Milk Chocolate Malt Frosting

1 pound butter, softened
2 pounds powdered sugar
3/4 cup dark cocoa (I used a combination of Savory Spice Shop’s Black Onyx and regular Ghirardelli)
1/2 cup malt powder (I used Carnation Malted Milk Powder, which I found at SuperTarget)
Splash of vanilla

Cream butter in the bowl of a stand mixer. Add powdered sugar, cocoa, malt powder, and vanilla.  Incorporate completely.

Source: 5280/Kim & Jake’s Cakes

Chocolate Stout Cake

This is a phenomenal dessert.  The cake is moist with a nice springy crumb, and there was absolutely none of the center sinking I so often see with cakes at high altitude.  It has a nice level of chocolate flavor (far better than the chocolate cupcakes I posted before), though I couldn’t really taste the stout.  The frosting didn’t end up being super smooth (hence the slightly ugly cake), but the flavor is to die for; the malt powder really makes it.  Overall, the cake and frosting make an amazing combination.

So this is going to be my go-to chocolate cake recipe from here on out…  I think I’ll have some fun with it by turning it into cupcakes next time and maybe trying some other chocolate frostings.  I’ll be sure to post any updates!

TIPS: If you make this frosting (highly recommended, it’s delicious!), I’d suggest smoothing it out with a hot, slightly wet icing spatula after you get the initial layer on. Doing so improved the appearance of my cake immensely.

Chicken Ras el Hanout

When my mom came for a visit last month, I took her to one of my favorite places: Savory Spice Shop.  It’s locally based with several Colorado locations; for me, that’s a big reason it will always win out over some of the national competitors that have tried to move in on SSS’s market.  I love being able to get super fresh spices in a variety of quantities and I really appreciate their selection of unusual spices and custom spice blends.  I’ve also consistently received friendly, helpful service, which is a huge draw.

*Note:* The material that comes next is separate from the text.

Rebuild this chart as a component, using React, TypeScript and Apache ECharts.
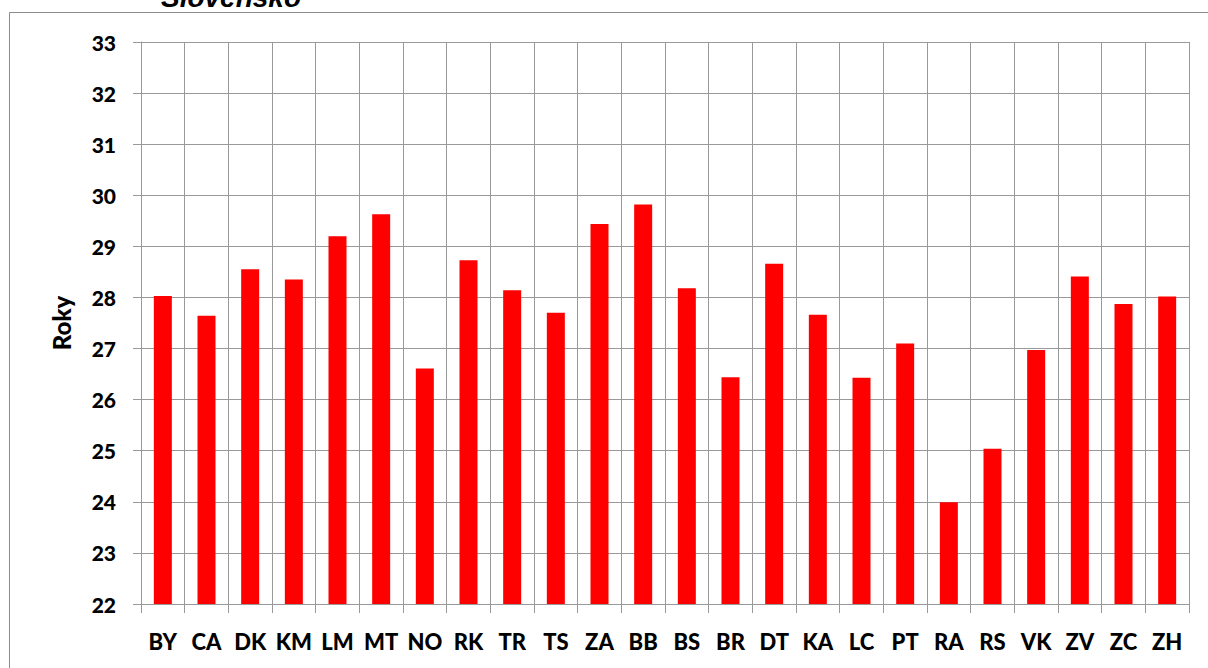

One of the fun aspects of SSS is that there are recipe cards available throughout the store that incorporate the spices sold there.  When my mom and I were at the Boulder location, I noticed a recipe for Chicken Ras el Hanout.  I had purchased some Ras el Hanout when I was experimenting for Greek-themed gourmet club back in September, and I still had a decent amount left in the pantry.  I purchased a small bag of crystallized ginger to round out my ingredient list (along with some mulling spices and a muslin bag for wine!), and we were on our way.

Here’s the recipe:

Chicken Ras el Hanout
Serves 4

1 medium onion, chopped
2 tablespoons olive oil
3 cloves garlic, chopped
2 teaspoons Ras el Hanout
2 tablespoons chopped crystallized ginger
4 boneless, skinless chicken breasts
2 cups chicken stock
16 dried plums or apricots

Preheat oven to 350 degrees.  In an oven-proof, lidded sauté pan, cook onions in olive oil until softened.  Add garlic, Ras el Hanout and chopped ginger.  Cook another 2 – 3 minutes over medium heat.  Salt and pepper chicken.  Remove onion mixture and put chicken in pan (adding more oil if necessary) and cook about 2 minutes on each side.  Return onion mix to pan with dried plums or apricots and chicken stock.  Cover and put in oven for 30 minutes, turning chicken halfway through cooking time.

Serve with rice or couscous.

Recipe courtesy of Vivian Peterson, Savory Spice Shop customer

Chicken Ras el Hanout

This dish was really tasty, and it was a nice departure from “everyday” chicken.  I’m a huge fan of the sweet-savory flavor profile created by the combination of the dried plums and the sautéed onions and garlic; the ginger added a hint of heat and spice but certainly wasn’t overwhelming (as ginger sometimes can be).  The end result was pretty “saucy.”  I was advised by a SSS employee to cut the amount of broth, which I did by 1/4 cup.  Admittedly, though, this was more because there’s actually 1 3/4 cups of broth in a can instead of a full 2 cups.  I actually liked the amount of liquid in the dish, though; I think it helped keep the chicken moist during cooking, it plumped up the dried plums, and it also made a nice sauce to go with the couscous for serving.  Since it was easy and delicious, I would definitely make this recipe again.

TIPS: Without fail, I end up touching the hot (!) handles of any cookware I’m used to using on the stove top but have placed in the oven for a particular recipe.  Stay on your toes!